Professor John E. Moses has developed a shape-shifting antibiotic using click chemistry, combining vancomycin with bullvalene—a molecule with over a million configurations—to create a more effective drug that bacteria did not develop resistance to, potentially revolutionizing the fight against drug-resistant infections.
Antibiotic resistance is a major public health threat, ranked as one of the top 10 by the World Health Organization. Every year, in the United States alone, nearly 3 million people are infected by drug-resistant bacteria and fungi, resulting in the death of around 35,000. While antibiotics are crucial in treating infections, overuse has led to the development of antibiotic-resistant strains of bacteria. These infections pose a significant challenge to treatment.
Now, Professor John E. Moses of Cold Spring Harbor Laboratory (CSHL) has developed a new weapon to combat drug-resistant superbugs – an innovative antibiotic that has the ability to shape-shift by rearranging its atoms.
Moses came up with the idea of shape-shifting antibiotics while observing tanks in military training exercises. With rotating turrets and nimble movements, the tanks could respond quickly to possible threats.
A few years later, Moses learned of a molecule called bullvalene. Bullvalene is a fluxional molecule, meaning its atoms can swap positions. This gives it a changing shape with over a million possible configurations—exactly the fluidity Moses was looking for.

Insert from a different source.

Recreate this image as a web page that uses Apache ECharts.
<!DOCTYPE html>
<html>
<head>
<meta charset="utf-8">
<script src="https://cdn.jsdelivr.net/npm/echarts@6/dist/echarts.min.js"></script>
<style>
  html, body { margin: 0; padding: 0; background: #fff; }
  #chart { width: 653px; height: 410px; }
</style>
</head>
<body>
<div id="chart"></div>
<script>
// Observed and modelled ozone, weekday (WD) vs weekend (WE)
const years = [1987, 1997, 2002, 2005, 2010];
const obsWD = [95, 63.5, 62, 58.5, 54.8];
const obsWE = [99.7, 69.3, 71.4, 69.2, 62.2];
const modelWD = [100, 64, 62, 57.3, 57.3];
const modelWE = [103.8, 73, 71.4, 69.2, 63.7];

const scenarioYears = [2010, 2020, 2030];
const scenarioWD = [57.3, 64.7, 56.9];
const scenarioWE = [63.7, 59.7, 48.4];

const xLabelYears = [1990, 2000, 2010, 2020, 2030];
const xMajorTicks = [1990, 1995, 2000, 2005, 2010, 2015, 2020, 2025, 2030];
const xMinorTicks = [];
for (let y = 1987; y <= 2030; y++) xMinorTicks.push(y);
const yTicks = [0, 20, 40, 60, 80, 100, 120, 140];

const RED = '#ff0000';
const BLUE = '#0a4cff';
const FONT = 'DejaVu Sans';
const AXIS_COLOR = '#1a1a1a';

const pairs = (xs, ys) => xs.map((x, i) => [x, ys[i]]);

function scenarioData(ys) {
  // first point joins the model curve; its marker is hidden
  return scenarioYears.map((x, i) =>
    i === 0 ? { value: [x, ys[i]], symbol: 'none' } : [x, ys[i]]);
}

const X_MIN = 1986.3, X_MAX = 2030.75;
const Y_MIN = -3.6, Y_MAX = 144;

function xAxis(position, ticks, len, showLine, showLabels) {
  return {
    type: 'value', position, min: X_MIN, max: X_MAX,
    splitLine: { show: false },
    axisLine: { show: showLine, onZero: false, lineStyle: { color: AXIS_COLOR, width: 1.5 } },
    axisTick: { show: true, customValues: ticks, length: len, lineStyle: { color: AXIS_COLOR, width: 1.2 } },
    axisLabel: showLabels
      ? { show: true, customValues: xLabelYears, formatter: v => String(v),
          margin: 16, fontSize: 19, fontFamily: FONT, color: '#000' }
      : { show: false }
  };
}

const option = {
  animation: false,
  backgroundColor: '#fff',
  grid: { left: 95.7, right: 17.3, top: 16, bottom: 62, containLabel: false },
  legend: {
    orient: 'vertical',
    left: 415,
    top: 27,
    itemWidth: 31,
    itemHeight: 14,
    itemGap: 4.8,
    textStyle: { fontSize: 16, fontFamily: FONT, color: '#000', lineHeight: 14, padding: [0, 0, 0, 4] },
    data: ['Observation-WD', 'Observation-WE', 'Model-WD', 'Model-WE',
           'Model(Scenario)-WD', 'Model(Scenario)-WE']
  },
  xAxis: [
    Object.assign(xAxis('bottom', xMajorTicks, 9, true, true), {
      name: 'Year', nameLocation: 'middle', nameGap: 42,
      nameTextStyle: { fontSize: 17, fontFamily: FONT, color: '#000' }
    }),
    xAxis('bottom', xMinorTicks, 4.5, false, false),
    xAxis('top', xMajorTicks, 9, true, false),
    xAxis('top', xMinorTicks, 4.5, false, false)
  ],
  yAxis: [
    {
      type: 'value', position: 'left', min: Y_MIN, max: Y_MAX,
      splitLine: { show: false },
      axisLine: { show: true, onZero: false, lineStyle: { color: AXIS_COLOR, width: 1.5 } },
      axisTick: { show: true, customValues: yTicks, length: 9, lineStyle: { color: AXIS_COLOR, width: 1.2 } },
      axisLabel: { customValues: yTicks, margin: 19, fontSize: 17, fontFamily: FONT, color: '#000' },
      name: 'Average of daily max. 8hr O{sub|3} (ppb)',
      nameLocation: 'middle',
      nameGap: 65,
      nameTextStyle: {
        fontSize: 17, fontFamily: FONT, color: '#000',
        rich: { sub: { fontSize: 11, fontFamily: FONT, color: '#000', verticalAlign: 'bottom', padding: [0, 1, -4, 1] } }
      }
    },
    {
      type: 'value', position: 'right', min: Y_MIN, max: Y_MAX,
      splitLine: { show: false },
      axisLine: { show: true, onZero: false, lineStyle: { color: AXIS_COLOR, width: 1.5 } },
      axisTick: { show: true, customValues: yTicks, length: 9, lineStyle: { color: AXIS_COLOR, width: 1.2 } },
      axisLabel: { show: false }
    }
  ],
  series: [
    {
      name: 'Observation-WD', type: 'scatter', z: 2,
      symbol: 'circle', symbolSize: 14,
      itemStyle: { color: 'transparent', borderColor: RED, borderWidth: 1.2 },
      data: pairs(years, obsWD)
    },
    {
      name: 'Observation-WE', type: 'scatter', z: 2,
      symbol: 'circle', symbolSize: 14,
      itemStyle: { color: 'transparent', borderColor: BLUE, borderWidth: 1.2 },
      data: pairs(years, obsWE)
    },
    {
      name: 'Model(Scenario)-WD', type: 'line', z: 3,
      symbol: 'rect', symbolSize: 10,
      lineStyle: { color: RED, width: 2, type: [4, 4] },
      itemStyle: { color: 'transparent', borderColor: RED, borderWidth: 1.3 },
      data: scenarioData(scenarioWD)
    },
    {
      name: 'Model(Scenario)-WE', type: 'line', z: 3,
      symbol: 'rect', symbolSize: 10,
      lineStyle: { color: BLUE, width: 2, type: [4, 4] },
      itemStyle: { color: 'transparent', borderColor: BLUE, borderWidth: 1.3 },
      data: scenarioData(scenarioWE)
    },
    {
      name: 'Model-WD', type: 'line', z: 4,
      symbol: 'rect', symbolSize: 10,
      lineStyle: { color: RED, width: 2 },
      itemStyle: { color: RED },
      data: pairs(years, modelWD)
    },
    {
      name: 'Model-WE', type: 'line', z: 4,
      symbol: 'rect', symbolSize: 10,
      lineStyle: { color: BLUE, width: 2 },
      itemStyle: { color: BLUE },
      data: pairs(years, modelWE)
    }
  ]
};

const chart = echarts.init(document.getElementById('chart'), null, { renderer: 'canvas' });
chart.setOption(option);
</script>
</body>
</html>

The chemical structure of the new antibiotic was designed by Moses and synthetically assembled by his lab. Dr. Thomas Fallon, Moses’ collaborator at the University of Newcastle, Australia, provided the shape-shifting bullvalene core. Moses says one commenter called the study “probably the ‘coolest’ and most complex natural product derivative paper I’ve come across.” Credit: Moses Lab/Cold Spring Harbor Laboratory
Several bacteria, including MRSA, VRSA, and VRE, have developed resistance to a potent antibiotic called vancomycin, used to treat everything from skin infections to meningitis. Moses thought he could improve the drug’s bacteria-fighting performance by combining it with bullvalene.
He turned to click chemistry, a Nobel Prize–winning class of fast, high-yielding chemical reactions that “click” molecules together reliably. This makes the reactions more efficient for wide-scale use.
“Click chemistry is great,” says Moses, who studied this revolutionary development under two-time Nobel laureate K. Barry Sharpless. “It gives you certainty and the best chance you’ve got of making complex things.”
Using this technique, Moses and his colleagues created a new antibiotic with two vancomycin “warheads” and a fluctuating bullvalene center.
Moses tested the new drug in collaboration with Dr. Tatiana Soares da-Costa (University of Adelaide). The researchers gave the drug to VRE-infected wax moth larvae, which are commonly used to test antibiotics. They found the shape-shifting antibiotic significantly more effective than vancomycin at clearing the deadly infection. Additionally, the bacteria didn’t develop resistance to the new antibiotic.
Researchers can use click chemistry with shape-shifting antibiotics to create a multitude of new drugs, Moses explains. Such weapons against infection may even be key to our species’ survival and evolution.
“If we can invent molecules that mean the difference between life and death,” he says, “that’d be the greatest achievement ever.”
Reference: “Shapeshifting bullvalene-linked vancomycin dimers as effective antibiotics against multidrug-resistant gram-positive bacteria” by Alessandra Ottonello, Jessica A. Wyllie, Oussama Yahiaoui, Shoujun Sun, Rebecca A. Koelln, Joshua A. Homer, Robert M. Johnson, Ewan Murray, Paul Williams, Jani R. Bolla, Carol V. Robinson, Thomas Fallon, Tatiana P. Soares da Costa and John E. Moses, 3 April 2023, Proceedings of the National Academy of Sciences.DOI: 10.1073/pnas.2208737120
The study was funded by the National Cancer Institute, the Australian Research Council, the National Health and Medical Research Council, the Marsden Fund, the Royal Society University Research Fellowship, Wolfson College, and the Medical Research Council.